Parents battle ‘state‑sponsored sterilisation’ of trans children The Sunday Times 28.10.19
The original article is here.
More than 30 families with transgender children are to lobby the government and the NHS against what they claim is “coerced medicalisation” — propelling vulnerable young people convinced they are the wrong gender towards treatments that risk leaving them infertile.
The group, provisionally called Our Duty, was formed after one mother went public to describe gender reassignment medication and surgery for those with autism or psychological problems as “state-sponsored sterilisation”.
The mother, whose daughter has attention deficit hyperactivity disorder (ADHD) and autistic traits and believes she is male, was speaking in London to governors at the only NHS trust specialising in the treatment of transgender young people.
Doctors at the Tavistock and Portman NHS Foundation Trust, which houses the Gender Identity Development Service (Gids), have agreed to meet the group this week. The meeting, believed to be a first, follows a difficult year for the trust, including a report in which staff raised serious ethical concerns.
The clinic already faces a challenge from Sue Evans, a Gids psychotherapist from 2003 to 2007, who plans to ask the courts to say that children cannot give informed consent to “radical experimental medical treatment” such as hormones to block puberty. The hormones are prescribed from age 11 and are often followed by cross-sex hormones at the age of 16, creating a risk of infertility.
The parents are determined to fight what they call the automatic “affirmation” model that discourages professionals from questioning young people who say they want to change gender. They say other possible causes of distress are rarely investigated.
Nearly all of the parents in the group have children who “suddenly” identified as transgender. The parents fear some are simply gay and have been persuaded that the confusion they feel about their sexuality is a sign they were born “trapped in the wrong body”.

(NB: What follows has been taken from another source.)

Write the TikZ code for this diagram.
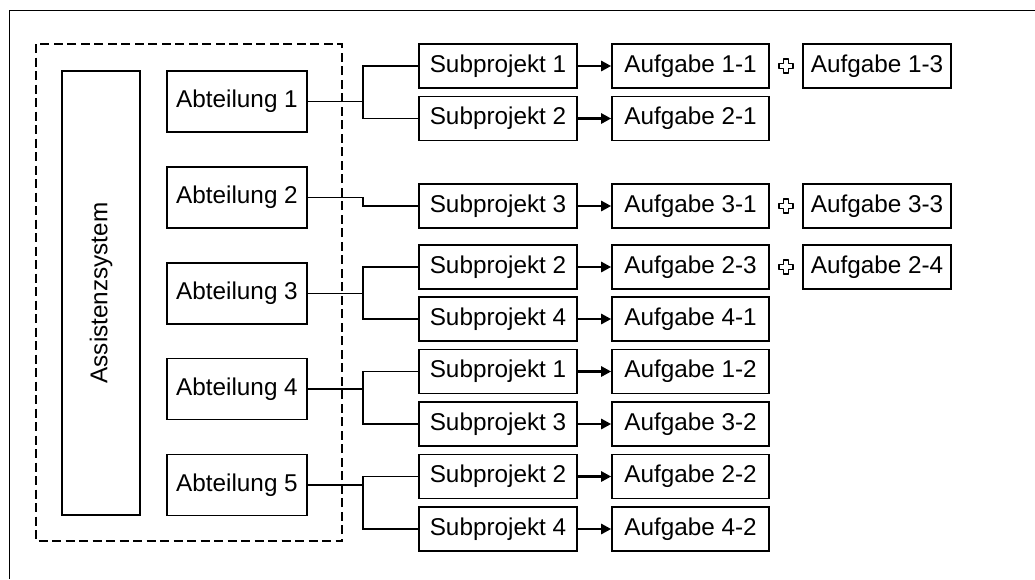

Some are on the autistic spectrum, reflecting statistics that show autistic young people are overrepresented among those identifying as transgender. Almost all the group are parents of daughters: 74% of referrals to Gids are girls, compared with 43% in 2010-11.
The parents say their children decided they were trans after spending time in internet chatrooms focused on gender identity, or were influenced by classmates and LGBT activist groups.
One mother lost her son to suicide in January. He became convinced he was a woman as his mental health broke down at the end of a heterosexual relationship. Aged 32 when he died, he had suffered depression and anxiety as a child and attempted suicide as a teenager.
The mother is adamant he was “persuaded” he was a woman during his mental health crisis. “It just doesn’t make any sense that hundreds of young vulnerable people with mental health issues like my son are being led by the LGBT lobby into the delusion they were born the wrong sex,” she said. “Then the medical profession are offering to fix their bodies instead of their minds.”
A father in the group said: “I couldn’t change my daughter’s mind so I have to change the minds of those doing this to her. My daughter is not transitioning, she is being transitioned by an LGBT cult and by medical professionals. If the mind is telling you the body is wrong, fix the mind, not the body.
“If they proceed to surgery we’re talking about removing healthy breasts and wombs from young women and functioning penises from young men to be replaced by extensions and inversions with high complication rates that require lifelong maintenance.”
He said his daughter went through puberty at 10 and developed large breasts — also reported in several other cases in the group — which he thinks may have made her feel uncomfortable about her body.
She came out as lesbian, then decided at 18 she was non-binary. He learnt his child was transgender from a school letter using male pronouns.
His daughter, now 20, has been prescribed the male hormone testosterone. “My heart dropped through my intestines when I found out,” the father said. “She’ll always be my little girl but her voice is deeper than mine.”
Some of the parents have been accused of being in denial. The Tavistock declined to comment.